═════ Provided information ═════

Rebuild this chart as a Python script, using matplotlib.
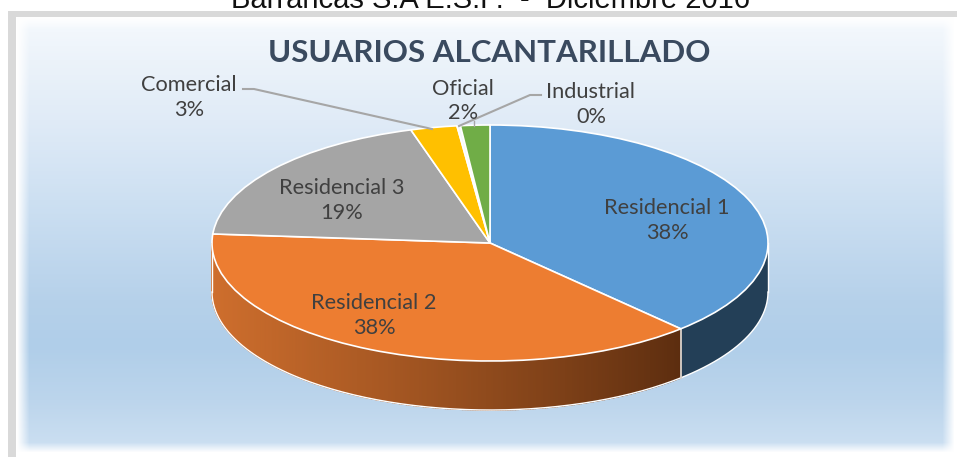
import numpy as np
import matplotlib
matplotlib.use("Agg")
import matplotlib.pyplot as plt
from matplotlib.patches import Polygon, Rectangle

W, H = 957, 457

categories = ["Residencial 1", "Residencial 2", "Residencial 3", "Comercial", "Industrial", "Oficial"]
values = [38.0, 38.3, 19.2, 2.7, 0.2, 1.7]
pct_labels = ["38%", "38%", "19%", "3%", "0%", "2%"]
colors = ["#5b9bd5", "#ed7d31", "#a5a5a5", "#ffc000", "#f4f8fc", "#70ad47"]

# pie geometry in image pixels
cx, cy = 490, 243
rx, ry = 278, 118
depth = 49


def X(px):
    return (px - cx) / rx


def Y(py):
    return (cy - py) / ry


fig = plt.figure(figsize=(W / 100, H / 100), dpi=100)
ax = fig.add_axes([0, 0, 1, 1])

wedges, _ = ax.pie(values, colors=colors, startangle=90, counterclock=False,
                   wedgeprops=dict(edgecolor="white", linewidth=1.2))
for w in wedges:
    w.set_zorder(5)

# background gradient
ys = np.array([17, 60, 120, 200, 300, 345, 400, 450])
cols = np.array([[245, 249, 253], [236, 243, 250], [224, 235, 247], [205, 224, 242],
                 [182, 209, 234], [176, 206, 233], [188, 213, 236], [205, 224, 242]]) / 255
yy = np.arange(H)
xx = np.arange(W)
img = np.stack([np.interp(yy, ys, cols[:, i]) for i in range(3)], axis=1)[:, None, :]
img = np.repeat(img, W, axis=1)
# soft white edge of the panel
edge_x = np.clip((xx - 17) / 12, 0, 1) * np.clip((954 - xx) / 12, 0, 1)
edge_y = np.clip((yy - 17) / 12, 0, 1) * np.clip((452 - yy) / 10, 0, 1)
mask = (edge_y[:, None] * edge_x[None, :])[:, :, None]
img = img * mask + (1 - mask)
ax.imshow(img, extent=(X(0), X(W), Y(H), Y(0)), aspect="auto", zorder=0)

# grey frame, top and left only
ax.add_patch(Rectangle((X(8), Y(H)), 8 / rx, (H - 11) / ry, facecolor="#d9d9d9", edgecolor="none", zorder=1))
ax.add_patch(Rectangle((X(8), Y(17)), (W - 8) / rx, 6 / ry, facecolor="#d9d9d9", edgecolor="none", zorder=1))

# side wall of the pie, only the front part shows
d = depth / ry
ends = 90 - np.cumsum(values) * 360 / sum(values)
bx, by = np.cos(np.radians(ends[0])), np.sin(np.radians(ends[0]))

# blue part is flat
th = np.radians(np.linspace(0, ends[0], 80))
top = np.c_[np.cos(th), np.sin(th)]
ax.add_patch(Polygon(np.r_[top, (top - [0, d])[::-1]], facecolor="#233f57", edgecolor="none", zorder=3))

# orange part darkens to the right
left = np.array([206, 110, 45])
right = np.array([92, 45, 15])
th = np.radians(np.linspace(ends[0], -180, 260))
for t0, t1 in zip(th[:-1], th[1:]):
    x0, x1 = np.cos(t0), np.cos(t1)
    pts = [(x0, np.sin(t0)), (x1, np.sin(t1)), (x1, np.sin(t1) - d), (x0, np.sin(t0) - d)]
    t = (bx - x0) / (bx + 1)
    c = (right + (left - right) * t ** 0.9) / 255
    ax.add_patch(Polygon(pts, facecolor=c, edgecolor=c, linewidth=1.0, zorder=3))

th = np.radians(np.linspace(0, -180, 200))
ax.plot(np.cos(th), np.sin(th) - d, color="white", lw=1.0, zorder=4)
ax.plot([1, 1], [0, -d], color="white", lw=1.0, zorder=4)
ax.plot([-1, -1], [0, -d], color="white", lw=1.0, zorder=4)
ax.plot([bx, bx], [by, by - d], color="#d8d2cc", lw=1.3, zorder=4)

# leader lines
line_c = "#a6a6a6"
ax.plot([X(243), X(254), X(432)], [Y(89), Y(89), Y(129)], color=line_c, lw=1.5, zorder=6)
ax.plot([X(459), X(530), X(541)], [Y(126), Y(95), Y(95)], color=line_c, lw=1.5, zorder=6)
ax.plot([X(474), X(474)], [Y(121), Y(126)], color=line_c, lw=1.0, zorder=6)

ax.set_xlim(X(0), X(W))
ax.set_ylim(Y(H), Y(0))
ax.set_aspect("auto")
ax.axis("off")

# text
lab = dict(family="Lato", fontsize=15.7, color="#404040", ha="center", va="center", zorder=7)
label_pos = [(667, 208, 233), (374, 303, 328), (342, 188, 213), (189, 85, 110), (591, 92, 117), (463, 89, 113)]
for name, pct, (x, y1, y2) in zip(categories, pct_labels, label_pos):
    ax.text(X(x), Y(y1), name, **lab)
    ax.text(X(x), Y(y2), pct, **lab)

ax.text(X(489), Y(53), "USUARIOS ALCANTARILLADO", family="Lato", fontsize=22.5, fontweight="bold",
        color="#3a4a5f", ha="center", va="center", zorder=7)
ax.text(X(491), Y(0), "Barrancas S.A E.S.P.  -  Diciembre 2016", family="Liberation Sans", fontsize=21,
        color="#111111", ha="center", va="center", zorder=7)

fig.savefig("out.png", dpi=100)
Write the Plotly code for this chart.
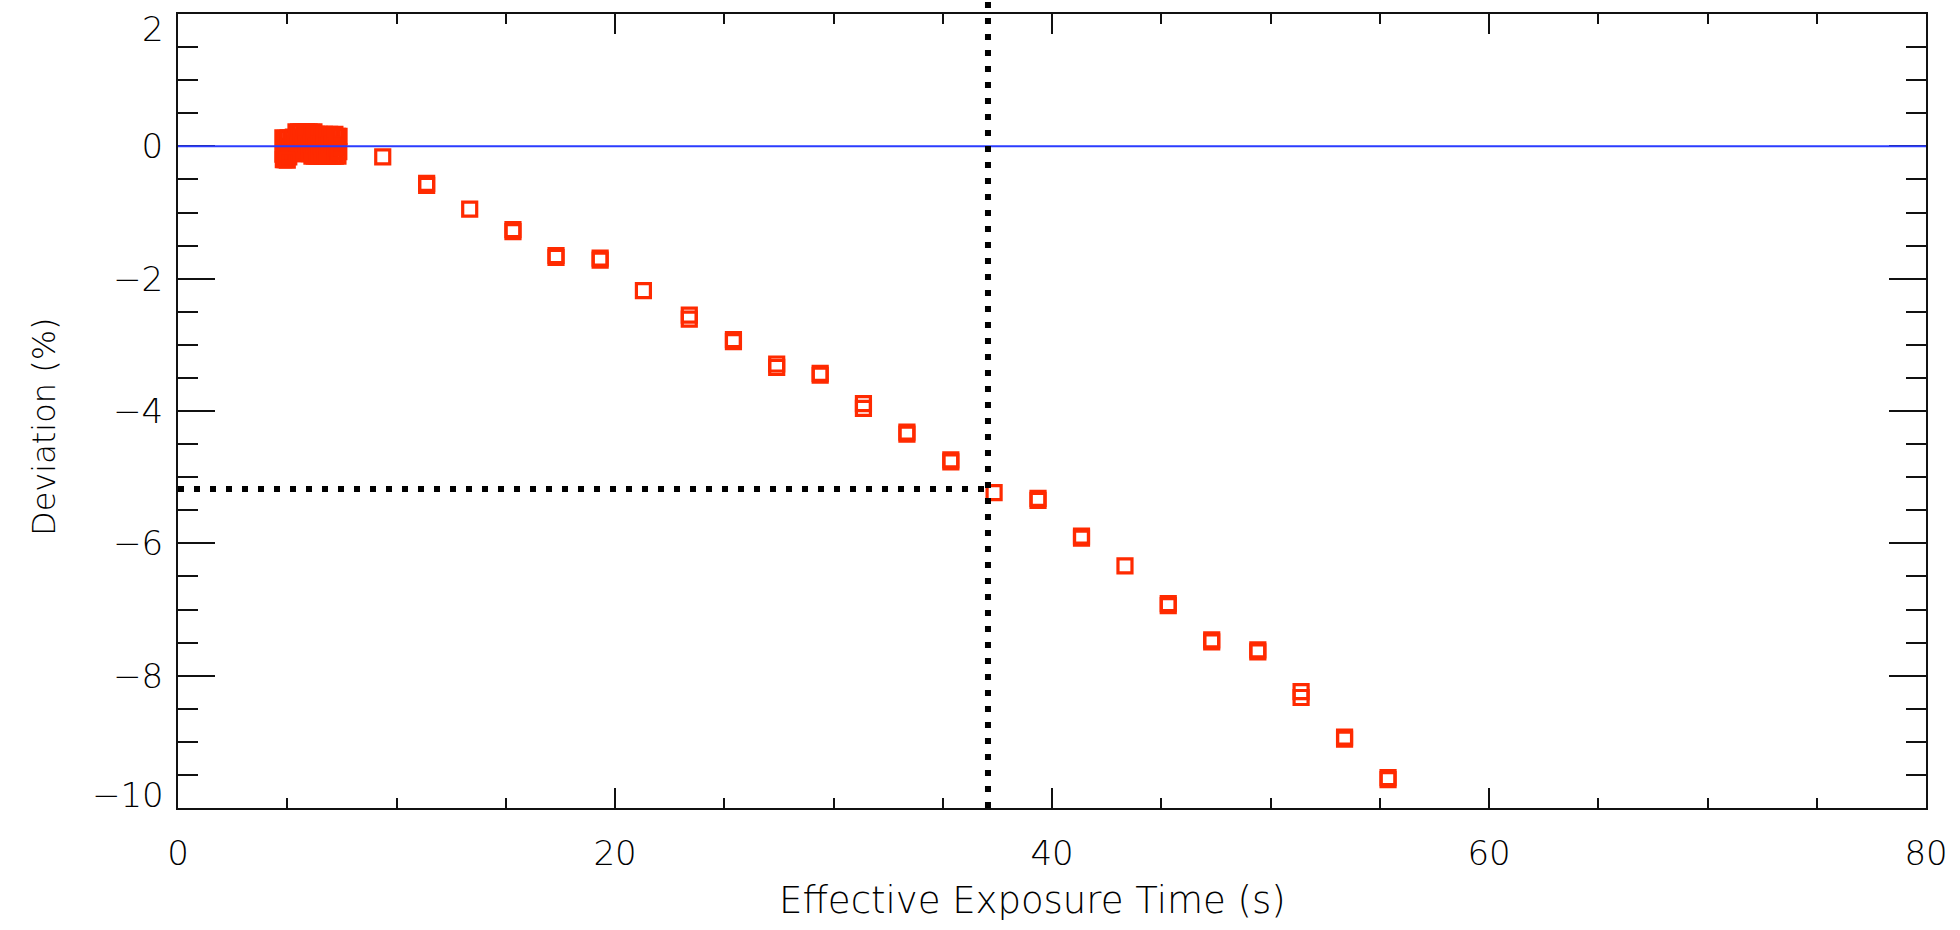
import plotly.graph_objects as go

# ---- data ----
# dense cluster of short exposures
cluster_x = [4.80, 4.84, 4.82, 4.92, 4.95, 4.90, 5.04, 5.06, 5.02, 5.16, 5.14, 5.17,
             5.28, 5.26, 5.29, 5.40, 5.38, 5.41, 5.52, 5.50, 5.53, 5.64, 5.62, 5.65,
             5.76, 5.74, 5.77, 5.88, 5.86, 5.89, 6.00, 5.98, 6.01, 6.12, 6.10, 6.13,
             6.22, 6.21, 6.24, 6.34, 6.33, 6.36, 6.46, 6.45, 6.48, 6.58, 6.57, 6.60,
             6.70, 6.69, 6.72, 6.82, 6.81, 6.84, 6.94, 6.93, 6.96, 7.06, 7.05, 7.08,
             7.18, 7.17, 7.20, 7.30, 7.29, 7.32, 7.37, 7.36,
             4.86, 4.96, 5.07, 4.80, 4.89, 5.00]
cluster_y = [0.13, -0.03, -0.20, 0.12, -0.02, -0.20, 0.13, 0.00, -0.10, 0.12, -0.03, -0.10,
             0.14, 0.02, -0.10, 0.22, 0.04, -0.10, 0.22, 0.02, -0.11, 0.22, 0.05, -0.10,
             0.21, 0.01, -0.11, 0.22, 0.03, -0.10, 0.22, 0.00, -0.11, 0.21, 0.04, -0.15,
             0.22, 0.02, -0.15, 0.18, 0.00, -0.15, 0.18, 0.03, -0.14, 0.17, 0.01, -0.15,
             0.18, 0.04, -0.15, 0.17, 0.00, -0.15, 0.18, 0.02, -0.14, 0.17, 0.03, -0.15,
             0.18, 0.00, -0.15, 0.15, -0.02, -0.15, 0.15, -0.08,
             -0.17, -0.19, -0.16, -0.12, -0.14, -0.21]

# longer exposures (pairs of near-identical measurements)
exp_x = [9.37, 11.38, 11.38, 13.35, 15.33, 15.33, 17.30, 17.30, 19.32, 19.32,
         21.30, 23.40, 23.40, 25.42, 25.42, 27.40, 27.40, 29.39, 29.39, 31.37, 31.37,
         33.36, 33.36, 35.37, 35.37, 37.35, 39.36, 39.36, 41.35, 41.35, 43.34,
         45.32, 45.32, 47.31, 47.31, 49.42, 49.42, 51.40, 51.40, 53.39, 53.39,
         55.38, 55.38]
exp_y = [-0.16, -0.56, -0.59, -0.95, -1.26, -1.29, -1.65, -1.68, -1.69, -1.72,
         -2.18, -2.55, -2.61, -2.92, -2.95, -3.29, -3.34, -3.43, -3.46, -3.89, -3.96,
         -4.32, -4.35, -4.74, -4.77, -5.235, -5.32, -5.35, -5.89, -5.92, -6.34,
         -6.91, -6.94, -7.46, -7.49, -7.61, -7.64, -8.24, -8.33, -8.93, -8.96,
         -9.54, -9.57]

ref_level = 0.0           # zero-deviation reference
threshold_x = 37.07       # exposure time marked by dotted line
threshold_y = -5.18       # deviation marked by dotted line

x_range = [0, 80]
y_range = [-10, 2]
x_ticks = [0, 20, 40, 60, 80]
y_ticks = [2, 0, -2, -4, -6, -8, -10]
y_ticktext = ["2", "0", "\u22122", "\u22124", "\u22126", "\u22128", "\u221210"]
x_title = "Effective Exposure Time (s)"
y_title = "Deviation (%)"

RED = "#ff2a00"
BLUE = "#2b3cff"
AX = "#111111"
FONT = "DejaVu Sans"
TICKFONT = dict(family=FONT, size=34, color="black", weight=200)

fig = go.Figure()

fig.add_trace(go.Scatter(
    x=cluster_x + exp_x, y=cluster_y + exp_y, mode="markers",
    marker=dict(symbol="square-open", size=14, color=RED,
                line=dict(color=RED, width=3.2)),
    showlegend=False))

# zero reference line (drawn above the axis ticks)
fig.add_shape(type="line", xref="x", yref="y",
              x0=x_range[0], x1=x_range[1], y0=ref_level, y1=ref_level,
              line=dict(color=BLUE, width=2), layer="above")

# dotted guide lines
fig.add_shape(type="line", xref="x", yref="y",
              x0=x_range[0], x1=threshold_x, y0=threshold_y, y1=threshold_y,
              line=dict(color="black", width=6, dash="6px,10px"), layer="above")
fig.add_shape(type="line", xref="x domain", yref="paper",
              x0=(threshold_x - x_range[0]) / (x_range[1] - x_range[0]),
              x1=(threshold_x - x_range[0]) / (x_range[1] - x_range[0]),
              y0=0, y1=1.02,
              line=dict(color="black", width=6, dash="6px,10px"), layer="above")

# end labels of the y axis sit inside the axis span, as in the original
shown_text = [("" if v in (y_range[0], y_range[1]) else t) for v, t in zip(y_ticks, y_ticktext)]
for v, t in zip(y_ticks, y_ticktext):
    if v == y_range[1]:
        fig.add_annotation(x=0, xref="paper", y=v, yref="y", text=t, showarrow=False,
                           xanchor="right", yanchor="middle", xshift=-12, yshift=-15,
                           font=TICKFONT)
    elif v == y_range[0]:
        fig.add_annotation(x=0, xref="paper", y=v, yref="y", text=t, showarrow=False,
                           xanchor="right", yanchor="middle", xshift=-12, yshift=13,
                           font=TICKFONT)

# axis titles
fig.add_annotation(x=0.5, xref="paper", y=0, yref="paper", text=x_title, showarrow=False,
                   xanchor="center", yanchor="middle", xshift=-20, yshift=-92,
                   font=dict(family=FONT, size=37, color="black", weight=200))
fig.add_annotation(x=0, xref="paper", y=0.5, yref="paper", text=y_title, showarrow=False,
                   textangle=-90, xanchor="center", yanchor="middle", xshift=-134, yshift=-16,
                   font=dict(family=FONT, size=32, color="black", weight=200))

fig.update_xaxes(
    range=x_range, tickmode="array", tickvals=x_ticks,
    ticks="inside", ticklen=20, tickwidth=2, tickcolor=AX,
    minor=dict(dtick=5, tick0=0, ticks="inside", ticklen=10, tickwidth=2, tickcolor=AX),
    showline=True, linewidth=2, linecolor=AX, mirror="allticks",
    showgrid=False, zeroline=False,
    tickfont=TICKFONT,
    ticklabelstandoff=14,
)
fig.update_yaxes(
    range=y_range, tickmode="array", tickvals=y_ticks, ticktext=shown_text,
    ticks="inside", ticklen=37, tickwidth=2, tickcolor=AX,
    minor=dict(dtick=0.5, tick0=0, ticks="inside", ticklen=20, tickwidth=2, tickcolor=AX),
    showline=True, linewidth=2, linecolor=AX, mirror="allticks",
    showgrid=False, zeroline=False,
    tickfont=TICKFONT,
    ticklabelstandoff=6,
)

fig.update_layout(
    width=1960, height=930,
    margin=dict(l=178, r=32, t=14, b=122),
    plot_bgcolor="white", paper_bgcolor="white",
    showlegend=False,
)

fig.write_html("out.html")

═════

Stated exercise
Go to the line containing "Write the Plotly code for this chart." and copy exactly from there through the line containing "-9.54, -9.57]", both included, and nothing more. Pictures are excluded.

Result for this exercise
Write the Plotly code for this chart.
import plotly.graph_objects as go

# ---- data ----
# dense cluster of short exposures
cluster_x = [4.80, 4.84, 4.82, 4.92, 4.95, 4.90, 5.04, 5.06, 5.02, 5.16, 5.14, 5.17,
             5.28, 5.26, 5.29, 5.40, 5.38, 5.41, 5.52, 5.50, 5.53, 5.64, 5.62, 5.65,
             5.76, 5.74, 5.77, 5.88, 5.86, 5.89, 6.00, 5.98, 6.01, 6.12, 6.10, 6.13,
             6.22, 6.21, 6.24, 6.34, 6.33, 6.36, 6.46, 6.45, 6.48, 6.58, 6.57, 6.60,
             6.70, 6.69, 6.72, 6.82, 6.81, 6.84, 6.94, 6.93, 6.96, 7.06, 7.05, 7.08,
             7.18, 7.17, 7.20, 7.30, 7.29, 7.32, 7.37, 7.36,
             4.86, 4.96, 5.07, 4.80, 4.89, 5.00]
cluster_y = [0.13, -0.03, -0.20, 0.12, -0.02, -0.20, 0.13, 0.00, -0.10, 0.12, -0.03, -0.10,
             0.14, 0.02, -0.10, 0.22, 0.04, -0.10, 0.22, 0.02, -0.11, 0.22, 0.05, -0.10,
             0.21, 0.01, -0.11, 0.22, 0.03, -0.10, 0.22, 0.00, -0.11, 0.21, 0.04, -0.15,
             0.22, 0.02, -0.15, 0.18, 0.00, -0.15, 0.18, 0.03, -0.14, 0.17, 0.01, -0.15,
             0.18, 0.04, -0.15, 0.17, 0.00, -0.15, 0.18, 0.02, -0.14, 0.17, 0.03, -0.15,
             0.18, 0.00, -0.15, 0.15, -0.02, -0.15, 0.15, -0.08,
             -0.17, -0.19, -0.16, -0.12, -0.14, -0.21]

# longer exposures (pairs of near-identical measurements)
exp_x = [9.37, 11.38, 11.38, 13.35, 15.33, 15.33, 17.30, 17.30, 19.32, 19.32,
         21.30, 23.40, 23.40, 25.42, 25.42, 27.40, 27.40, 29.39, 29.39, 31.37, 31.37,
         33.36, 33.36, 35.37, 35.37, 37.35, 39.36, 39.36, 41.35, 41.35, 43.34,
         45.32, 45.32, 47.31, 47.31, 49.42, 49.42, 51.40, 51.40, 53.39, 53.39,
         55.38, 55.38]
exp_y = [-0.16, -0.56, -0.59, -0.95, -1.26, -1.29, -1.65, -1.68, -1.69, -1.72,
         -2.18, -2.55, -2.61, -2.92, -2.95, -3.29, -3.34, -3.43, -3.46, -3.89, -3.96,
         -4.32, -4.35, -4.74, -4.77, -5.235, -5.32, -5.35, -5.89, -5.92, -6.34,
         -6.91, -6.94, -7.46, -7.49, -7.61, -7.64, -8.24, -8.33, -8.93, -8.96,
         -9.54, -9.57]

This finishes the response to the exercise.